Her Şeyin Hayırlısını İste Allah'dan

7 Mayıs 2023 tarihinde yayınlanmıştır.

Hikmet

Mürşid-i Azîzim Muzaffer Efendi Hazretleri buyurdular ki :

Kötülük isteme. Allah'ın râzı olmadığı şeyleri isteme. Ve hakkında hayırlı olanı iste. Evlâd da istesen hayırlısını iste, mal da istesen hayırlısını iste, rütbe de istesen hayırlısını iste Allah'dan. 

Üç peygamber geliyordu, Benî İsrâil zamânında, iyi dinle, kulağında bulunsun, bir mahlûkun kemiklerini gördüler, gâyetle cesîm bir mahlûkun kemiklerini. Çürümüş. Merâk etdiler, dediler ki, "Cenâb-ı Hakk'dan ricâ edelim, niyâz edelim, duâ edelim, şu hayvanı diriltsin de görelim" dediler. Birisi duâ etdi, "Yâ Rabbi kemiklerini birbirine yapışdır" dedi. Duâ müstecâb oldu, kemikler birbirne yapışdı. Biri de "Yâ Rabbi, tüylerini ve etlerini ve sinirlerini yapıştır bunun" dedi. Duâ müstecâb oldu, hayvan meydana geldi. Üçüncü peygamber ellerini kaldırdı, "Yâ Rabbi , hakkımızda hayırlıysa bunu dirilt, hayırlı değilse diriltme" dedi. Ve derhal o mahlûk dağıldı. Sonra Cenâb-ı Hakk vahy etdi ki, "Eğer hayır kelimesini koymasaydınız diriltecekdim, sizi yiyecekdi o mahlûk" dedi. 

Onun için ne iş yaparsan yap, hep Allah'dan hayırlısını iste. Kız evlâdın olsun, hayırlısı olsun. Erkek evlâdın olsun, hayırlısı olsun. Malın olsun, hayırlısı. Züğürt ol gene hayırlı züğürt ol. Onu temennî eyle. Çünkü hayırlı fakîr olmazsan hırsızlık yaparsın, uğursuzluk yaparsın, arsızlık yaparsın, yüzsüzlük yaparsın, başın belâdan kurtulmaz.

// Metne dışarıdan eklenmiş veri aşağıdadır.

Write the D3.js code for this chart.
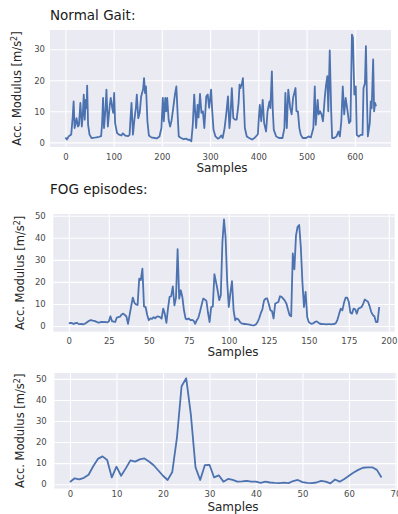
<!DOCTYPE html>
<html>
<head>
<meta charset="utf-8">
<script src="https://cdn.jsdelivr.net/npm/d3@7"></script>
<style>
    body { margin: 0; background: #fff; }
    svg text { font-family: "DejaVu Sans", sans-serif; }
    .grid line { stroke: #fff; stroke-width: 1.1; }
    .grid .domain { display: none; }
    .grid text { fill: #4a4a4a; font-size: 8.5px; }
</style>
</head>
<body>
<div id="chart"></div>
<script>
// Normal gait: (sample, value) vertices
const gaitSamples = [0, 3, 7, 12, 15, 17, 19, 21, 23, 26, 28, 31, 34, 36, 38, 40, 42, 44, 45, 47, 50, 54, 60, 64, 70, 74, 76, 78, 80, 83, 85, 88, 92, 94, 97, 99, 101, 103, 107, 111, 116, 119, 124, 130, 133, 135, 137, 140, 143, 146, 148, 151, 154, 157, 159, 161, 163, 165, 167, 170, 173, 178, 185, 190, 195, 199, 202, 204, 207, 209, 211, 214, 217, 220, 223, 227, 230, 233, 235, 240, 245, 250, 254, 257, 261, 264, 267, 271, 274, 276, 279, 282, 285, 288, 292, 295, 298, 302, 304, 307, 311, 316, 319, 323, 326, 330, 334, 337, 340, 342, 345, 348, 352, 355, 359, 361, 363, 366, 368, 370, 372, 376, 381, 387, 392, 395, 399, 401, 403, 406, 409, 412, 416, 419, 423, 425, 428, 430, 432, 437, 443, 450, 454, 456, 459, 462, 466, 469, 472, 477, 479, 482, 485, 488, 492, 499, 504, 509, 514, 517, 519, 523, 525, 528, 531, 534, 538, 540, 543, 545, 548, 551, 553, 557, 562, 566, 569, 572, 575, 578, 581, 585, 588, 591, 594, 596, 599, 602, 604, 608, 612, 616, 618, 621, 623, 625, 627, 631, 633, 635, 638, 640, 642, 644];
const gaitValues = [1.6, 0.9, 2.0, 2.5, 8, 13.2, 4.6, 6, 7.8, 5.1, 5.5, 12.7, 5.1, 9, 15.4, 7.3, 13.7, 11, 18.3, 5.6, 2.5, 1.4, 1.5, 1.6, 1.8, 2.0, 6, 14.3, 4.6, 10.5, 17, 5.1, 12.1, 14.3, 11.1, 9.5, 15.9, 6.2, 3.0, 2.5, 2.2, 2.9, 2.2, 2.0, 2.4, 8, 12.7, 2.5, 7.3, 11, 15.4, 7.8, 9.5, 14.8, 16, 17, 20.7, 15.9, 18.0, 6.8, 2.2, 1.6, 1.4, 1.3, 1.9, 4.6, 14.3, 6.8, 14.3, 10, 14.3, 7.3, 5.1, 7, 10.5, 15.4, 18, 7.8, 1.9, 1.4, 1.0, 1.2, 0.8, 0.9, 0.3, 5.6, 15.4, 4.6, 12.1, 8, 15.6, 9.5, 10, 4.6, 14.8, 15.4, 11.1, 17, 11, 4.1, 1.9, 1.2, 1.4, 2.2, 1.4, 4.6, 10, 14.8, 4.6, 8, 17.5, 7.8, 7.3, 7.3, 12.7, 18.6, 17.5, 19, 20.7, 12.7, 4.6, 1.9, 1.4, 0.9, 1.4, 1.9, 2.6, 7.8, 12.1, 6.8, 13.7, 6.2, 3.5, 10, 13.2, 11, 22.9, 10, 4, 1.9, 1.4, 1.4, 4.6, 15.9, 4.6, 17, 11.1, 9, 14.3, 17.5, 10, 10, 4.6, 2.4, 1.4, 1.4, 1.9, 1.6, 4.6, 18, 5.6, 13.7, 9, 10, 9, 6.8, 15, 18, 21.3, 10, 29.6, 10, 1.4, 1.4, 1.9, 3.5, 1.9, 6.8, 18, 9, 14.3, 10, 6.2, 6.8, 34.7, 33.8, 15.4, 18, 2.4, 1.9, 2.4, 2.4, 17.5, 19, 31, 15.4, 1.9, 6.2, 13.2, 11, 26.7, 10, 12.7, 11.6];

// FOG episodes: one value per sample (0..194)
const fogValues = [1.2, 1.4, 1.3, 0.9, 1.3, 1.4, 1.0, 0.8, 0.9, 0.7, 1.0, 1.5, 2.0, 2.5, 2.6, 2.4, 2.3, 2.0, 1.6, 1.5,
    1.8, 1.9, 1.7, 1.8, 1.6, 2.0, 4.4, 2.2, 2.0, 1.8, 3.8, 4.0, 4.2, 5.2, 5.6, 5.0, 4.3, 1.0, 5.0, 9.0,
    12.9, 10.5, 9.8, 9.5, 21.5, 20.8, 26.0, 8.8, 8.6, 5.0, 2.6, 3.4, 3.2, 4.0, 3.5, 4.2, 4.3, 4.0, 3.3, 7.9,
    5.5, 1.4, 8.0, 13.2, 13.5, 18.0, 9.3, 12.9, 34.8, 12.4, 16.2, 13.0, 7.0, 3.3, 3.0, 3.4, 2.6, 2.8, 2.4, 1.0,
    2.6, 3.8, 6.5, 9.5, 12.4, 12.0, 11.4, 6.0, 1.8, 8.6, 8.8, 23.5, 20.0, 16.2, 11.7, 14.0, 38.0, 48.3, 40.0, 20.0,
    8.6, 15.0, 20.3, 7.1, 2.6, 3.4, 3.0, 1.8, 1.2, 1.0, 0.9, 0.8, 0.7, 0.6, 0.4, 0.3, 0.3, 0.8, 1.8, 3.5,
    5.8, 7.5, 11.5, 12.4, 12.5, 10.0, 7.1, 6.8, 3.4, 10.2, 10.5, 10.9, 13.5, 13.2, 12.4, 11.5, 10.2, 7.5, 4.9, 4.4,
    32.9, 25.7, 41.0, 45.0, 45.8, 36.0, 20.0, 8.6, 15.5, 4.1, 1.8, 1.2, 1.0, 1.3, 1.9, 2.1, 1.5, 1.0, 0.9, 0.8,
    0.8, 0.7, 0.8, 0.8, 0.7, 0.8, 0.9, 1.4, 3.0, 5.6, 7.9, 7.1, 10.5, 12.8, 12.9, 11.0, 6.0, 5.6, 7.9, 7.6,
    5.6, 7.9, 8.2, 8.6, 10.0, 12.0, 11.5, 11.0, 9.0, 6.4, 5.0, 4.4, 1.8, 1.8, 8.6];

// single FOG episode: one value per sample (0..67)
const episodeValues = [1.0, 2.8, 2.3, 3.0, 4.5, 8.5, 12.0, 13.2, 11.5, 3.2, 8.3, 4.0, 7.5, 11.3, 10.7, 11.8, 12.2, 10.8, 9.0, 6.5,
    4.0, 2.0, 5.8, 22.0, 46.5, 50.3, 33.0, 8.0, 2.0, 9.0, 9.2, 3.2, 4.2, 1.2, 2.5, 2.0, 1.2, 1.3, 1.6, 1.2,
    1.2, 0.6, 1.2, 0.8, 0.6, 0.5, 0.7, 0.5, 1.5, 2.0, 1.0, 0.6, 0.5, 0.8, 1.6, 1.2, 0.4, 2.2, 1.2, 2.5,
    4.0, 5.5, 6.8, 7.8, 8.0, 8.0, 6.8, 3.2];

const gaitXTicks = [0, 100, 200, 300, 400, 500, 600];
const gaitYTicks = [0, 10, 20, 30];
const fogXTicks = [0, 25, 50, 75, 100, 125, 150, 175, 200];
const episodeXTicks = [0, 10, 20, 30, 40, 50, 60, 70];
const fogYTicks = [0, 10, 20, 30, 40, 50];

const width = 398, height = 514;
const lineColor = '#4C72B0';

const panels = [
    { title: 'Normal Gait:', titleY: 20, xs: gaitSamples, ys: gaitValues,
      left: 50, right: 391, top: 30, bottom: 147, xDomain: [-32, 675], yDomain: [-1.5, 36.2],
      xTicks: gaitXTicks, yTicks: gaitYTicks, xPad: 6.5, yPad: 5, xLabelX: 222, xLabelY: 172, yLabelX: 21 },
    { title: 'FOG episodes:', titleY: 193.5, xs: fogValues.map((_, i) => i), ys: fogValues,
      left: 53.3, right: 394.7, top: 214, bottom: 331.7, xDomain: [-9.7, 203.7], yDomain: [-2.6, 50.8],
      xTicks: fogXTicks, yTicks: fogYTicks, xPad: 5.8, yPad: 7.6, xLabelX: 233, xLabelY: 356, yLabelX: 24 },
    { title: null, xs: episodeValues.map((_, i) => i), ys: episodeValues,
      left: 54.4, right: 397.1, top: 373, bottom: 488.6, xDomain: [-3.35, 70.35], yDomain: [-2.1, 52.8],
      xTicks: episodeXTicks, yTicks: fogYTicks, xPad: 2.8, yPad: 7.7, xLabelX: 233, xLabelY: 510.5, yLabelX: 24 }
];

const svg = d3.select('#chart').append('svg')
    .attr('width', width)
    .attr('height', height);

panels.forEach((p, k) => {
    const w = p.right - p.left;
    const h = p.bottom - p.top;

    const x = d3.scaleLinear().domain(p.xDomain).range([p.left, p.right]);
    const y = d3.scaleLinear().domain(p.yDomain).range([p.bottom, p.top]);

    svg.append('rect')
        .attr('x', p.left).attr('y', p.top)
        .attr('width', w).attr('height', h)
        .attr('fill', '#EAEAF2');

    svg.append('g')
        .attr('class', 'grid')
        .attr('transform', `translate(0, ${p.bottom})`)
        .call(d3.axisBottom(x).tickValues(p.xTicks).tickFormat(d3.format('d')).tickSize(-h).tickPadding(p.xPad));

    svg.append('g')
        .attr('class', 'grid')
        .attr('transform', `translate(${p.left}, 0)`)
        .call(d3.axisLeft(y).tickValues(p.yTicks).tickFormat(d3.format('d')).tickSize(-w).tickPadding(p.yPad));

    svg.append('clipPath')
        .attr('id', 'clip' + k)
        .append('rect')
        .attr('x', p.left).attr('y', p.top)
        .attr('width', w).attr('height', h);

    const pts = p.xs.map((s, i) => [s, p.ys[i]]);
    svg.append('path')
        .datum(pts)
        .attr('clip-path', `url(#clip${k})`)
        .attr('fill', 'none')
        .attr('stroke', lineColor)
        .attr('stroke-width', 1.8)
        .attr('stroke-linejoin', 'round')
        .attr('d', d3.line().x(d => x(d[0])).y(d => y(d[1])));

    if (p.title) {
        svg.append('text')
            .attr('x', 50).attr('y', p.titleY)
            .attr('font-size', '13.5px')
            .attr('fill', '#1a1a1a')
            .text(p.title);
    }

    svg.append('text')
        .attr('x', p.xLabelX).attr('y', p.xLabelY)
        .attr('text-anchor', 'middle')
        .attr('font-size', '12px')
        .attr('fill', '#262626')
        .text('Samples');

    const yl = svg.append('text')
        .attr('transform', `translate(${p.yLabelX}, ${(p.top + p.bottom) / 2}) rotate(-90)`)
        .attr('text-anchor', 'middle')
        .attr('font-size', '11.5px')
        .attr('fill', '#262626');
    yl.append('tspan').text('Acc. Modulus [m/s');
    yl.append('tspan').attr('dy', -4.5).attr('font-size', '8px').text('2');
    yl.append('tspan').attr('dy', 4.5).text(']');
});
</script>
</body>
</html>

Hayırlısı olursa fakîrliğin, sabr-ı cemîlle sabredersin, Resûlullah'la beraber cennete girersin. 

Efendi Hazretleri buyurdular ki :

Nefs bir şey istedi, o nefs istediği şeyin kendi hakkında hayır olup olmadığını bilmez. İster. İsteyince Cenâb-ı Hakk verir ona. Verdiği vakitde eğer hayır değilse başına musîbeti alır. Onun için duâlarda "Yâ Rabbi, hayırlıysa bana bu nefsimin istediğini ver" demek lâzım. Bazen ne oluryor, istiyoruz, nefsimiz arzu ediyor, istiyoruz ama başımıza belâyı duâ ile satın alıyoruz. Onun için şart koşmak lâzım, "Yâ Rabbi istediğim şey hayırlıysa bana ver, hayırsızsa verme. Ben bilmiyorum, sen biliyorsun" demek lâzım.

Meselâ bir adam çocuğu olmamış duâ ediyor Cenâb-ı Hakk'a, "Yâ Rabbi bana bir evlâd ver, nasıl olursa olsun". Dünyâya çocuk geldi, başına belâ oldu. Sevindi hem de doğduğu vakitde, "Duâm kabûl oldu, çocuk dünyâya geldi, oh ne güzel" diye. Ama istikbalde zehir oldu hayatı başdan aşağı. Onun için duâlarda nefsin arzusunu istediği vakitde, dünyevî olsun uhrevî olsun, dâimâ "Yâ Rabbi hayırlsını bana ihsân et demesi lâzım. Böyle duâ etdi, çocuk a'mâ geldi, gözleri görmüyor. Onun hakkında o hayırlıdır, a'mâ olması. Yüz bin esrârı vardır o a'mâ gelmesinde. Hayır kaydını koyduğu vakitde, istediği nasıl gelirse gelsin, onun hakkında hayırlıdır o. Nefse belki ağır gelir, çirkin gelir ama onun hakkında hayırlıdır o. O bilemez onu, Allah bilir onu. Çünkü eğer gözü görseydi, belki babasını dövecekdi, belki evden eşyâ çalacakdı, babasının sakladığı şeyleri alıp götürecekdi filan. Belki eşkiyâ olacakdı. Demek ki a'mâ olması hayır oldu. Misâl olarak söylüyorum bunu. Yoksa Allah'ın şânından değil, kul hayırlısını istesin de a'mâ versin ama böyle de verse gene onun hakkında hayırlı olur yani, onu demek istedim.